▶ _THE REQUEST_: In the listing below, count the lines containing the string "script" and state only the number.
# Start of DATASET EXTRACT
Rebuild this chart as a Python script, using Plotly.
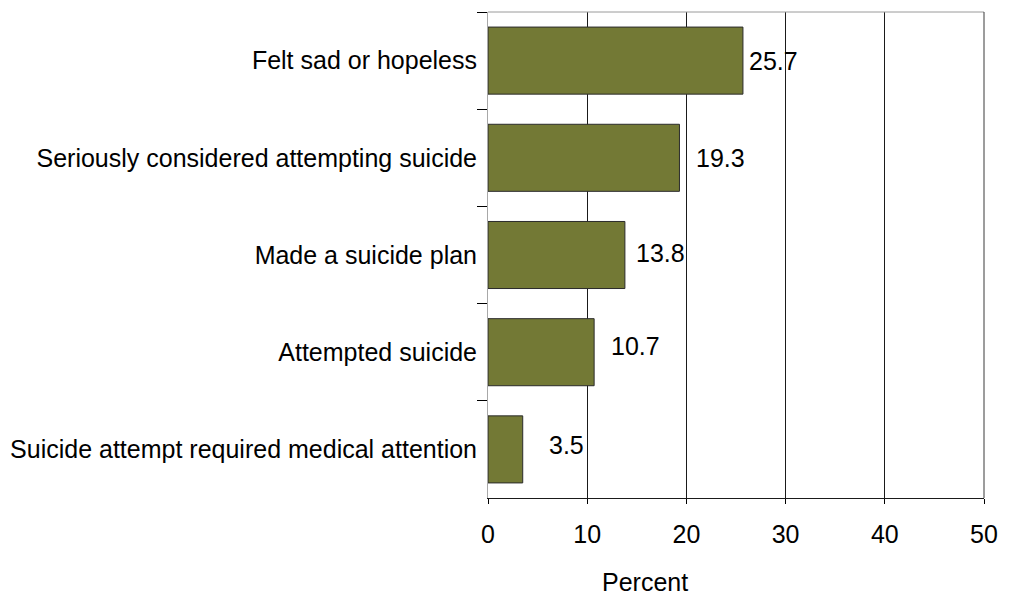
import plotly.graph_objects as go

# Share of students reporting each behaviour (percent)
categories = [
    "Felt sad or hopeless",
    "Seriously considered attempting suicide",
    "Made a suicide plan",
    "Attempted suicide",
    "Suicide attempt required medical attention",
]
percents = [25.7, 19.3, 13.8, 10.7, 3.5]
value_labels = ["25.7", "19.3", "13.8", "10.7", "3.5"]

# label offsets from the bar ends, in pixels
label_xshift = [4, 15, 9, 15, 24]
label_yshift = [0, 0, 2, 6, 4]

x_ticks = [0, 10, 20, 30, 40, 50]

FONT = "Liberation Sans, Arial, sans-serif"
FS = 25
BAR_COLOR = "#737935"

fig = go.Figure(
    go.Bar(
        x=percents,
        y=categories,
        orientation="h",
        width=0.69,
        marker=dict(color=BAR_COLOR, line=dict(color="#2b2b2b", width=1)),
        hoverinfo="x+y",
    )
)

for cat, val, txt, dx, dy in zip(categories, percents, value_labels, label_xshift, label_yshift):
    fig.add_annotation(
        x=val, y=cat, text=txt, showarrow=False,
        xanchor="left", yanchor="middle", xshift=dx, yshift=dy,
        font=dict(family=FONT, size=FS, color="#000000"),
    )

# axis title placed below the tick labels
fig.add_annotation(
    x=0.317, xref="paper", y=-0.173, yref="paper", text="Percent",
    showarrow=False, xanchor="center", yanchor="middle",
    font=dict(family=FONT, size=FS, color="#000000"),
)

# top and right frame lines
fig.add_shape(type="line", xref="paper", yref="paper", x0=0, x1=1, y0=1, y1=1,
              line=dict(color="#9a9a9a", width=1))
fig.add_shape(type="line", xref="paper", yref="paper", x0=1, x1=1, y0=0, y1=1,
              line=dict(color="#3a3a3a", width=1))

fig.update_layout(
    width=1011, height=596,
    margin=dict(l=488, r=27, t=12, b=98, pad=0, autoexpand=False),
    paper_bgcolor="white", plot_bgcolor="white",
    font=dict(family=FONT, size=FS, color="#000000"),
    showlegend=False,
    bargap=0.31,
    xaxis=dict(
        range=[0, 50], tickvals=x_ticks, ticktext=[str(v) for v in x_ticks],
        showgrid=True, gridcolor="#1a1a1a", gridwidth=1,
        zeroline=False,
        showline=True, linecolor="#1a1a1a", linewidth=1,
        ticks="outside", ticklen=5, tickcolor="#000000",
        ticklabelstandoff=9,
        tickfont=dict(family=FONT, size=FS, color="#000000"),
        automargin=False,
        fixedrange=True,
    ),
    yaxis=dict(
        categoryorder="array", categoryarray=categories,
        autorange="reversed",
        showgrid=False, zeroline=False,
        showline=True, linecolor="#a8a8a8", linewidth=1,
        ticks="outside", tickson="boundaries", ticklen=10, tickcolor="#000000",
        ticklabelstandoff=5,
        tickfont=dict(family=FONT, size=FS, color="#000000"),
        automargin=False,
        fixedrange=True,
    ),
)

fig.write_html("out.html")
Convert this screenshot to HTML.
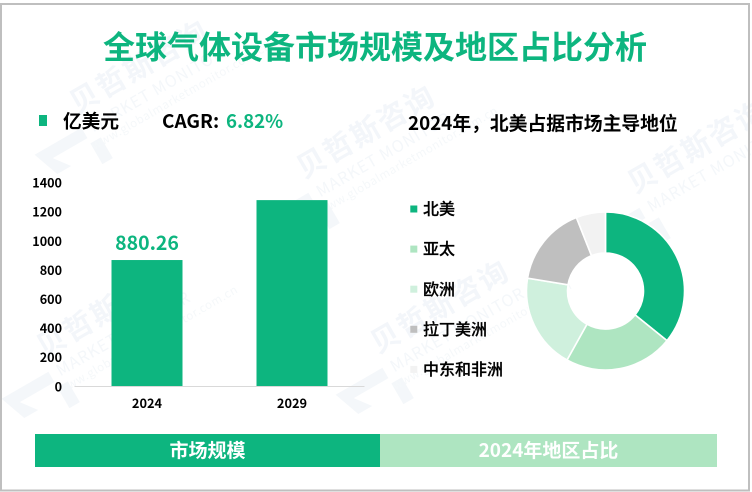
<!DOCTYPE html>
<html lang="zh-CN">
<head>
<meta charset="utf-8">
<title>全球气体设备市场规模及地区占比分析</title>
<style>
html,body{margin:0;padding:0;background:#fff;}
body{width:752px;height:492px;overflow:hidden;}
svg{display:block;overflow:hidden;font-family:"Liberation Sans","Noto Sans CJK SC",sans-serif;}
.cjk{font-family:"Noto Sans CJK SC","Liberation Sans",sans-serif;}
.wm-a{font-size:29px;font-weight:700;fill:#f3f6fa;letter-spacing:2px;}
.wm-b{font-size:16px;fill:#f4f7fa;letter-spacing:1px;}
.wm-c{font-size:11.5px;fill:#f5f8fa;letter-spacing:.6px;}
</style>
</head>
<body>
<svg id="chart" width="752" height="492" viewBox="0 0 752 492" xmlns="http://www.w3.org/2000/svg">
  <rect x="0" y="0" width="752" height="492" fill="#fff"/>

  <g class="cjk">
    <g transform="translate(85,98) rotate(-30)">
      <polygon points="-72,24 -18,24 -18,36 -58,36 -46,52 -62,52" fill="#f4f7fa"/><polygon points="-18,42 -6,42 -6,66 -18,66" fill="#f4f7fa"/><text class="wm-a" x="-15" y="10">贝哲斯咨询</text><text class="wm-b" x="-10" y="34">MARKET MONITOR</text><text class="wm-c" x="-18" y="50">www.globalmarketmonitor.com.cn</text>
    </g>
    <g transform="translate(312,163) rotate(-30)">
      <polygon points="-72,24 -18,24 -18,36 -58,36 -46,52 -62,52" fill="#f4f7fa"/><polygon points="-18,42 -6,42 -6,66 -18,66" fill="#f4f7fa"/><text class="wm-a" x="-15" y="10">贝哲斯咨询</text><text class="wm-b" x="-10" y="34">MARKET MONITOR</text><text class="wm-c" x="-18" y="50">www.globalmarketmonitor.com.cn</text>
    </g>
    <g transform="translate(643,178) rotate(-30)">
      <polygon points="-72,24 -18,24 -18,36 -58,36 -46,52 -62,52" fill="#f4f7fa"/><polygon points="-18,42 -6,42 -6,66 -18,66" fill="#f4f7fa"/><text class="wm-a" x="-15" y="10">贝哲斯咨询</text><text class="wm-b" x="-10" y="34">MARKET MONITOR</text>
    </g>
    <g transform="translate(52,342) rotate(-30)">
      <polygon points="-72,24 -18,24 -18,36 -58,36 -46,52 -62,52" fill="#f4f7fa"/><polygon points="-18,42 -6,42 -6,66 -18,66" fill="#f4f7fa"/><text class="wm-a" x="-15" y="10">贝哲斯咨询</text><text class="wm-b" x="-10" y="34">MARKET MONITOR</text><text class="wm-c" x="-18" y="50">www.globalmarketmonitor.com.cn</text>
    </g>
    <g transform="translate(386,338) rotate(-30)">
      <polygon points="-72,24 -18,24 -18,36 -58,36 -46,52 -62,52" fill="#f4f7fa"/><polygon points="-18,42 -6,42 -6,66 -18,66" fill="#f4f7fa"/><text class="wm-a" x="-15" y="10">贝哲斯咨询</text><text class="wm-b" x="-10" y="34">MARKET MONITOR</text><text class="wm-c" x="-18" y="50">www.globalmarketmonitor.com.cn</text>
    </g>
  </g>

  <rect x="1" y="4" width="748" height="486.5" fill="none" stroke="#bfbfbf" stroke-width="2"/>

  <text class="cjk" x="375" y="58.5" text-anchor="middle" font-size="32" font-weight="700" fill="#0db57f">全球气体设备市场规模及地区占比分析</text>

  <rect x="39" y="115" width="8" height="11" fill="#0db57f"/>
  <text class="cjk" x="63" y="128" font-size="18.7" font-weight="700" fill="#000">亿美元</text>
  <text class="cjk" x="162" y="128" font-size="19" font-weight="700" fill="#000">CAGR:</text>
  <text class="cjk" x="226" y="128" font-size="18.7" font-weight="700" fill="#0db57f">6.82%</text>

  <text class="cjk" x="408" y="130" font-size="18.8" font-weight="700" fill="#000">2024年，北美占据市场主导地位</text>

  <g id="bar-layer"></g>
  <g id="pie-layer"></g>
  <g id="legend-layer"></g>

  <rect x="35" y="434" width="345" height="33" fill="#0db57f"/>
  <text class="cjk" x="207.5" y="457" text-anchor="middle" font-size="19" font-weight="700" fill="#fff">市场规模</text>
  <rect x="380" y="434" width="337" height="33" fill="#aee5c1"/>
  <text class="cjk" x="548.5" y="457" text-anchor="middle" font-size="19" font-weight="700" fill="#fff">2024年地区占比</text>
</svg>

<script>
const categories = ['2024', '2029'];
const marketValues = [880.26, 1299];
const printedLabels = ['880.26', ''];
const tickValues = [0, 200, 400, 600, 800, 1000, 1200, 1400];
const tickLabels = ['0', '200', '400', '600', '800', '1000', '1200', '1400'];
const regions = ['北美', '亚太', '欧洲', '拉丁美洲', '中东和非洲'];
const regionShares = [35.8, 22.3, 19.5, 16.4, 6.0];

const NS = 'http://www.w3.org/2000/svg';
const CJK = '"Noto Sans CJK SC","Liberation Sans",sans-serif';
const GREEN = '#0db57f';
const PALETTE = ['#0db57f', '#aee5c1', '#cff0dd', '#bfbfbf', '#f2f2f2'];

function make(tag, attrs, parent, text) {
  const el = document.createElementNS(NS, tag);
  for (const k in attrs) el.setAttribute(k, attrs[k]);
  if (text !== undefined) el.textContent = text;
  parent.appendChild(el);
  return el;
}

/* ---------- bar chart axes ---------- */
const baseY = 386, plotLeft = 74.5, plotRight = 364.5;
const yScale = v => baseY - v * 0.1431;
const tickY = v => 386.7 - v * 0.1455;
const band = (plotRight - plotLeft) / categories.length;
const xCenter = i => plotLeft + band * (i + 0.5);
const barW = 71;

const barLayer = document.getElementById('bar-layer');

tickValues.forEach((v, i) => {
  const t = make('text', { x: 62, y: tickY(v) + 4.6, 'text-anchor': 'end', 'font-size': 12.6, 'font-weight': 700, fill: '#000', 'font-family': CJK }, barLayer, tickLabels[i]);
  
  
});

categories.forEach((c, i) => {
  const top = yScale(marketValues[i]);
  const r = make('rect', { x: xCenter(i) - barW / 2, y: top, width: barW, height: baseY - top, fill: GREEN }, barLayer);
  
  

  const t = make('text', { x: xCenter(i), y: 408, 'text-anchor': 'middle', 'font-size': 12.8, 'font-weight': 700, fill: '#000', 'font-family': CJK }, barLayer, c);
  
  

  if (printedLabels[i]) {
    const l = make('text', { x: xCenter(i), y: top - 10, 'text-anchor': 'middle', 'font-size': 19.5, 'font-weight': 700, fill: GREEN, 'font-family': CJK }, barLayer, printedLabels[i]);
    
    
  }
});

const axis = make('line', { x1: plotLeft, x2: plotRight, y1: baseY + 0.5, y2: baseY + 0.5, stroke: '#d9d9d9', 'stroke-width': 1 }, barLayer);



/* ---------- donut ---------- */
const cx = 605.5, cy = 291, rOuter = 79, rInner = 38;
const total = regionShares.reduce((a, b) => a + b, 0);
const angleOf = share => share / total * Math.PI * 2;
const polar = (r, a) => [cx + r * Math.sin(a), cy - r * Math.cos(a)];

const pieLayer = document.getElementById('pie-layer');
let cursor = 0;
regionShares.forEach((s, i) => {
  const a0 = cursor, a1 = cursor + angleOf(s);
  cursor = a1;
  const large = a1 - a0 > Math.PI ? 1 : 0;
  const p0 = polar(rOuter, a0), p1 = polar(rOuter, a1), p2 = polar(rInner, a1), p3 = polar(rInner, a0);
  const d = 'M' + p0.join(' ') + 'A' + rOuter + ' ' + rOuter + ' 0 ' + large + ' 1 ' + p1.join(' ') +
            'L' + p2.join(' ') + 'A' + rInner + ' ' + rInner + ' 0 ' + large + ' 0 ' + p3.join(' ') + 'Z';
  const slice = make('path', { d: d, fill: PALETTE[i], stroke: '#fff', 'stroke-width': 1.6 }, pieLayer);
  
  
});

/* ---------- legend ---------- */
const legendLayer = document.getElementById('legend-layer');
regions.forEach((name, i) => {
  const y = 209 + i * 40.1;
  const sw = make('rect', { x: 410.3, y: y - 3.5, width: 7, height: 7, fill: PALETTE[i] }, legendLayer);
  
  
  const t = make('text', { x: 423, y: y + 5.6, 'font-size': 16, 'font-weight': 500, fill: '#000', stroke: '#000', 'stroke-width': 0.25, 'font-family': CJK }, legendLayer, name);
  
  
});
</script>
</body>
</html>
# End of DATASET EXTRACT
▶ _ANSWER_: 3